Variance vs Mean Squared Error – Understanding the Difference

errorvariance

I'm surprised this hasn't been asked before, but I cannot find the question on stats.stackexchange.

This is the formula to calculate the variance of a normally distributed sample:

$$\frac{\sum(X – \bar{X}) ^2}{n-1}$$

This is the formula to calculate the mean squared error of observations in a simple linear regression:

$$\frac{\sum(y_i – \hat{y}_i) ^2}{n-2}$$

What's the difference between these two formulas?
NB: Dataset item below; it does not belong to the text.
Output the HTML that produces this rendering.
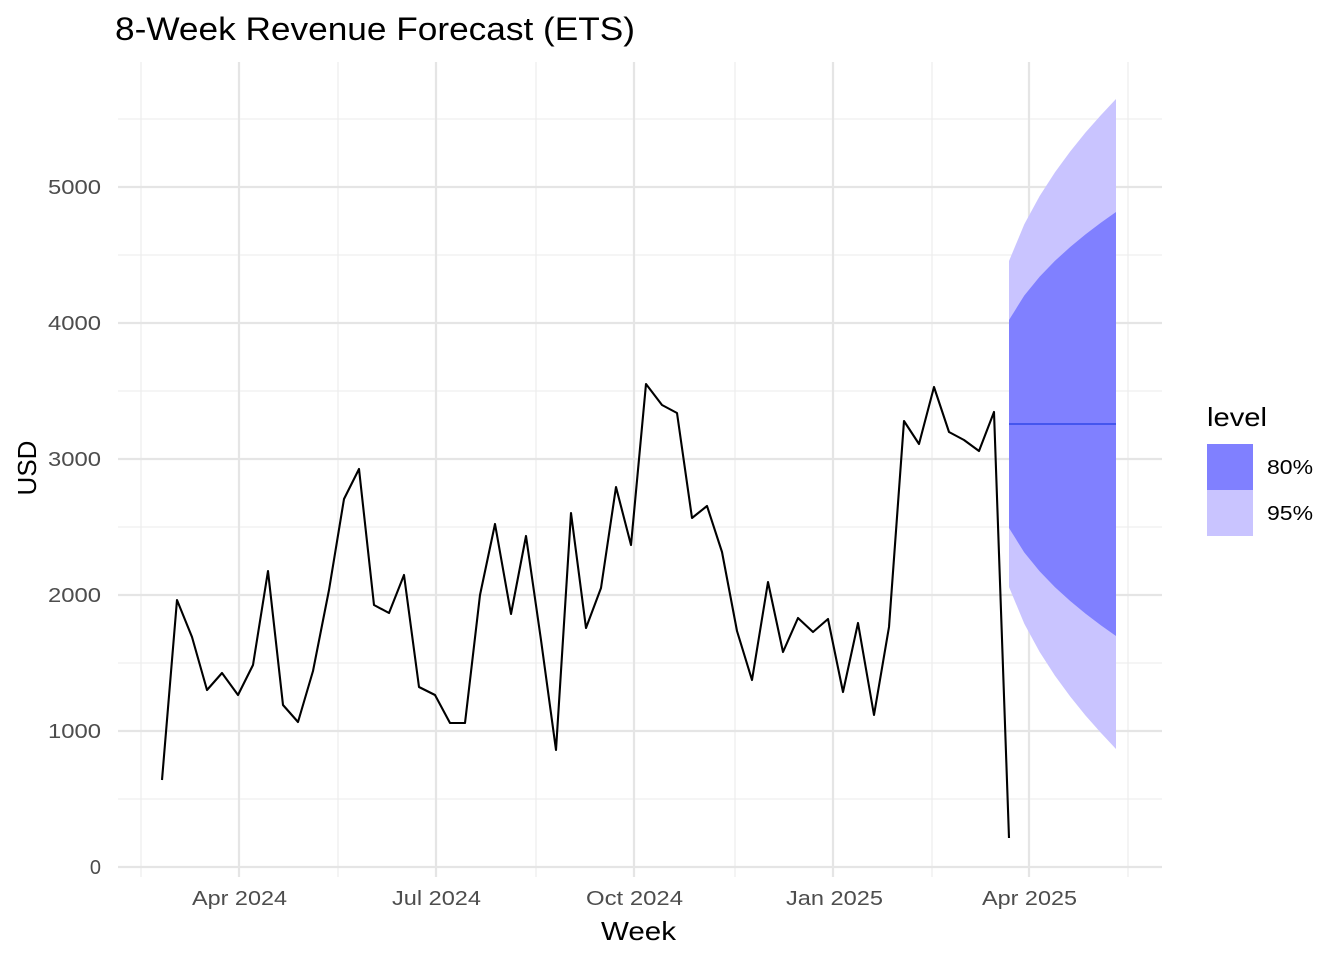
<!DOCTYPE html>
<html><head><meta charset="utf-8"><style>body{margin:0;background:#fff}svg{display:block;font-family:"Liberation Sans",Arial,sans-serif}</style></head>
<body>
<svg width="1344" height="960" viewBox="0 0 1344 960" xmlns="http://www.w3.org/2000/svg">
<rect width="1344" height="960" fill="#fff"/>
<g stroke="#ebebeb" stroke-width="1.1">
<line x1="118" x2="1162" y1="799" y2="799"/><line x1="118" x2="1162" y1="663" y2="663"/><line x1="118" x2="1162" y1="527" y2="527"/><line x1="118" x2="1162" y1="391" y2="391"/><line x1="118" x2="1162" y1="255" y2="255"/><line x1="118" x2="1162" y1="119" y2="119"/>
<line y1="62" y2="877" x1="141" x2="141"/><line y1="62" y2="877" x1="338" x2="338"/><line y1="62" y2="877" x1="536" x2="536"/><line y1="62" y2="877" x1="735" x2="735"/><line y1="62" y2="877" x1="932" x2="932"/><line y1="62" y2="877" x1="1128" x2="1128"/>
</g>
<g stroke="#e5e5e5" stroke-width="2.2">
<line x1="118" x2="1162" y1="867" y2="867"/><line x1="118" x2="1162" y1="731" y2="731"/><line x1="118" x2="1162" y1="595" y2="595"/><line x1="118" x2="1162" y1="459" y2="459"/><line x1="118" x2="1162" y1="323" y2="323"/><line x1="118" x2="1162" y1="187" y2="187"/>
<line y1="62" y2="877" x1="239" x2="239"/><line y1="62" y2="877" x1="436" x2="436"/><line y1="62" y2="877" x1="634" x2="634"/><line y1="62" y2="877" x1="833" x2="833"/><line y1="62" y2="877" x1="1029" x2="1029"/>
</g>
<polygon fill="#c9c4ff" points="1009,261 1024.3,224.3 1039.6,196.1 1054.9,172.4 1070.2,151.5 1085.5,132.5 1100.8,115.2 1116,99 1116,749 1100.8,732.8 1085.5,715.5 1070.2,696.5 1054.9,675.6 1039.6,651.9 1024.3,623.7 1009,587"/>
<polygon fill="#8080ff" points="1009,320 1024.3,295.5 1039.6,276.8 1054.9,260.9 1070.2,247 1085.5,234.4 1100.8,222.8 1116,212 1116,636 1100.8,625.2 1085.5,613.6 1070.2,601 1054.9,587.1 1039.6,571.2 1024.3,552.5 1009,528"/>
<line x1="1009" x2="1116" y1="424" y2="424" stroke="#4455ee" stroke-width="2"/>
<polyline fill="none" stroke="#000" stroke-width="2.1" stroke-linejoin="round" points="162,780 177,600 192,637 207,690 222,673 238,695 253,665 268,571 283,705 298,722 313,671 329,590 344,499 359,469 374,605 389,613 404,575 419,687 435,695 450,723 465,723 480,595 495,524 511,614 526,536 541,640 556,750 571,513 586,628 601,588 616,487 631,545 646,384 662,405 677,413 692,518 707,506 722,552 737,631 752,680 768,582 783,652 798,618 813,632 828,619 843,692 858,623 874,715 889,627 904,421 919,444 934,387 949,432 964,440 979,451 994,412 1009,838"/>
<g font-size="20" fill="#4d4d4d" text-anchor="end" lengthAdjust="spacingAndGlyphs">
<text x="101" y="874">0</text>
<text x="101" y="738" textLength="53" lengthAdjust="spacingAndGlyphs">1000</text>
<text x="101" y="602" textLength="53" lengthAdjust="spacingAndGlyphs">2000</text>
<text x="101" y="466" textLength="53" lengthAdjust="spacingAndGlyphs">3000</text>
<text x="101" y="330" textLength="53" lengthAdjust="spacingAndGlyphs">4000</text>
<text x="101" y="194" textLength="53" lengthAdjust="spacingAndGlyphs">5000</text>
</g>
<g font-size="20" fill="#4d4d4d">
<text x="192" y="905" textLength="95" lengthAdjust="spacingAndGlyphs">Apr 2024</text>
<text x="392" y="905" textLength="89" lengthAdjust="spacingAndGlyphs">Jul 2024</text>
<text x="586" y="905" textLength="97" lengthAdjust="spacingAndGlyphs">Oct 2024</text>
<text x="786" y="905" textLength="97" lengthAdjust="spacingAndGlyphs">Jan 2025</text>
<text x="982" y="905" textLength="95" lengthAdjust="spacingAndGlyphs">Apr 2025</text>
</g>
<text x="601" y="940" font-size="26" textLength="75" lengthAdjust="spacingAndGlyphs">Week</text>
<text transform="translate(36,468) rotate(-90)" font-size="26" text-anchor="middle">USD</text>
<text x="115" y="40" font-size="32" textLength="520" lengthAdjust="spacingAndGlyphs">8-Week Revenue Forecast (ETS)</text>
<text x="1207" y="426" font-size="26" textLength="60" lengthAdjust="spacingAndGlyphs">level</text>
<rect x="1207" y="444" width="46" height="46" fill="#8080ff"/>
<rect x="1207" y="490" width="46" height="46" fill="#c9c4ff"/>
<text x="1267" y="474" font-size="20" textLength="46" lengthAdjust="spacingAndGlyphs">80%</text>
<text x="1267" y="520" font-size="20" textLength="46" lengthAdjust="spacingAndGlyphs">95%</text>
</svg>
</body></html>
The only difference I can see is that MSE uses $n-2$. So if that's the only difference, why not refer to them as both the variance, but with different degrees of freedom?

Best Answer

The mean squared error as you have written it for OLS is hiding something:

$$\frac{\sum_{i}^{n}(y_i - \hat{y}_i) ^2}{n-2} = \frac{\sum_{i}^{n}\left[y_i - \left(\hat{\beta}_{0} + \hat{\beta}_{x}x_{i}\right)\right] ^2}{n-2}$$

Notice that the numerator sums over a function of both $y$ and $x$, so you lose a degree of freedom for each variable (or for each estimated parameter explaining one variable as a function of the other if your prefer), hence $n-2$. In the formula for the sample variance, the numerator is a function of a single variable, so you lose just one degree of freedom in the denominator.

However, you are on track in noticing that these are conceptually similar quantities. The sample variance measures the spread of the data around the sample mean (in squared units), while the MSE measures the vertical spread of the data around the sample regression line (in squared vertical units).